Don't wait, wait, wait

Short as it is, this section does something quietly funny and quietly devastating.

"Don't wait up / Don't wait up / Just wait up"

That single reversal lands harder than a whole verse could. The narrator catches themselves mid-instruction and contradicts the whole pose in one syllable. They want to seem low-maintenance and easy. They are not low-maintenance and easy. The "Ah!" that follows reads like they've surprised themselves.

Chorus

Denial eating itself alive

This is where the song's central contradiction gets fully exposed, and it does it with such economy it almost sneaks past you.

"Trust me, I'm not falling / No supersonic heartbeats in the morning / Don't trust me, I might fall in"

Two sentences. Completely opposite instructions. The narrator is essentially saying: believe me when I say I'm fine, but actually, don't believe me, because I'm not fine. The "supersonic heartbeats" line is the tell. You don't mention the thing you're claiming not to feel unless you're feeling it.

"I never think about you at all"

Technically, this could be sarcasm. But Florence Road plays it straight, which makes it worse. It's the thing you say when you think about someone constantly and need to hear yourself say the opposite out loud. "Hanging out to dry" closes the chorus with a neat double meaning: left exposed and waiting, not quite done with something, not quite free of it either.

Verse 2

Insecurity wearing casual clothes

The second verse drops the bravado almost entirely and gets quietly vulnerable.

"Wonder if I'm square / Is the grass greener over there?"

Now the narrator isn't just performing indifference. They're genuinely questioning their own worth. "Do you like me? Do you want me?" are questions you only ask when the answer feels uncertain, and the follow-up, volunteering that they're funny if they try, is the kind of thing you say when you're trying to sell yourself to someone who might not be buying.

The "I try" at the end mirrors the "I lied" from Verse 1. Both are small, honest admissions tucked after a bigger claim.
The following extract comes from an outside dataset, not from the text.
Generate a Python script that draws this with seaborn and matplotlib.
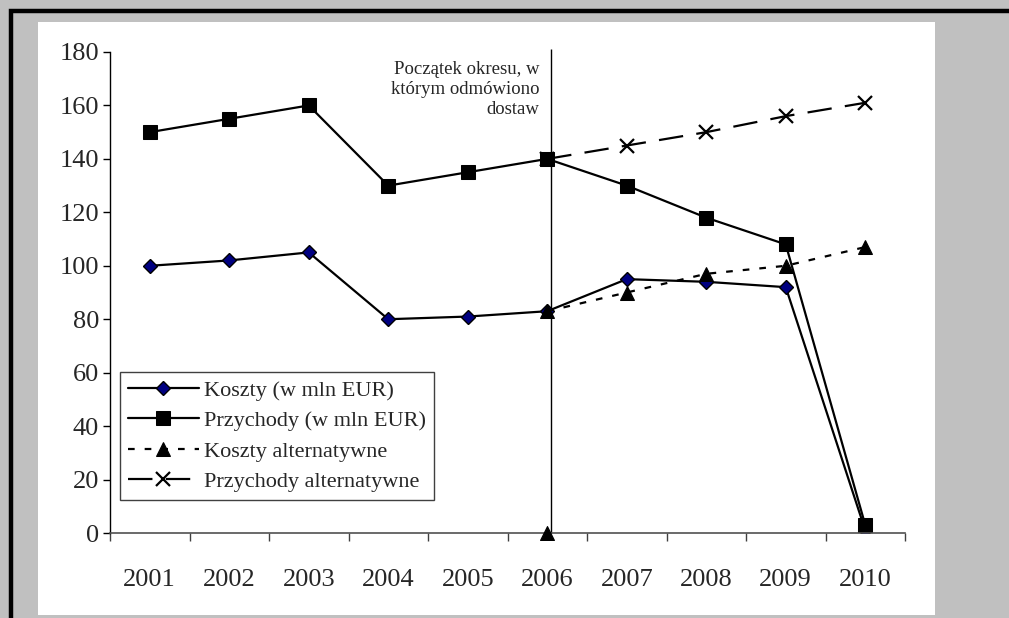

Both land like a quiet exhale after holding in too much.

Bridge

The mask, fully off

The bridge strips everything back to the one line the song has been circling since the beginning.

"Don't trust me, I might fall in"

Repeated twice, no cushioning around it. No "trust me, I'm not falling" to balance it out this time. Just the admission, clean and direct. This is the first moment in the song where the narrator stops contradicting themselves. They're not performing anymore. They're just telling the truth.

Outro

Stuck, and kind of okay with it

The outro loops "leave me hanging out to dry" and "yeah, I'm hanging around" over and over, and the repetition does something interesting. By the fourth or fifth time, the phrase stops sounding like a complaint and starts sounding like acceptance. The narrator is still waiting. They know they're waiting. They're not going anywhere.

"Hanging around" is the tell. You don't hang around something you're truly indifferent to. The song ends not with resolution but with the narrator exactly where they've been the whole time, suspended, exposed, not quite ready to walk away.

Conclusion

Honesty arrives last

"Hanging Out To Dry" is a song about the specific emotional lag between knowing something and being willing to admit it. The narrator spends the whole track trying to convince themselves and whoever's listening that they're unbothered, and the song quietly dismantles that performance piece by piece until the bridge just lets the truth sit there undefended.

What Florence Road captures so well is that the denial isn't weakness. It's armor. The problem is that armor this thin doesn't really protect anyone. It just makes the exposure more visible.